His moral attitude is also far removed from that of ordinary ancient Epicureanism or of modern materialism. Though he acknowledges pleasure to be the law of life, yet he is far from regarding its attainment as the end of life. What man needs is not enjoyment, but “peace and a pure heart.” The victory to be won by man is the triumph over fear, ambition, passion, luxury. With the conquest over these nature herself supplies all that is needed for happiness. Self-control and renunciation are the lessons which he preaches.

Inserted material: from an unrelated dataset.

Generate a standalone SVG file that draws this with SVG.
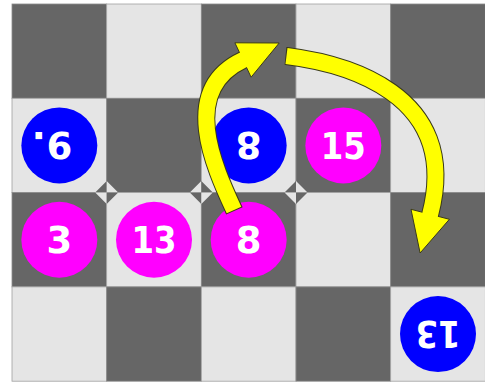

It has been doubted whether Cicero,[1] in his short criticism in the letter already referred to, concedes to Lucretius both the gifts of genius and the accomplishment of art or only one of them. Readers of a later time, who could compare his work with the finished works of the Augustan age, would certainly disparage his art rather than his power. But with Cicero it was different. He greatly admired, or professed to admire, the genius of the early Roman poets, while he shows indifference to the poetical genius of his younger contemporaries. Yet he could not have been insensible to the immense superiority in rhythmical smoothness which the hexameter of Lucretius has over that of Ennius and Lucilius. And no reader of Lucretius can doubt that he attached the greatest importance to artistic execution, and that he took a great pleasure, not only in “the long roll of his hexameter,” but also in producing the effects of alliteration, assonance, &c., which are so marked a peculiarity in the style of Plautus and the earlier Roman poets. He allows his taste for these tricks of style to degenerate into mannerism. And this is the only drawback to the impression of absolute spontaneity which his style produces. He was unfortunate in living before the natural rudeness of Latin art had been successfully grappled with. His only important precursors in serious poetry were Ennius and Lucilius, and, though he derived from the first of these an impulse to shape the Latin tongue into a fitting vehicle for the expression of elevated emotion and imaginative conception, he could find in neither a guide to follow in the task he set before himself. The difficulty and novelty of his task enhances our sense of his power. His finest passages are thus characterized by a freshness of feeling and enthusiasm of discovery. But the result of these conditions and of his own inadequate conception of the proper limits of his art is that his best poetry is clogged with a great mass of alien matter, which no treatment in the world could have made poetically endurable.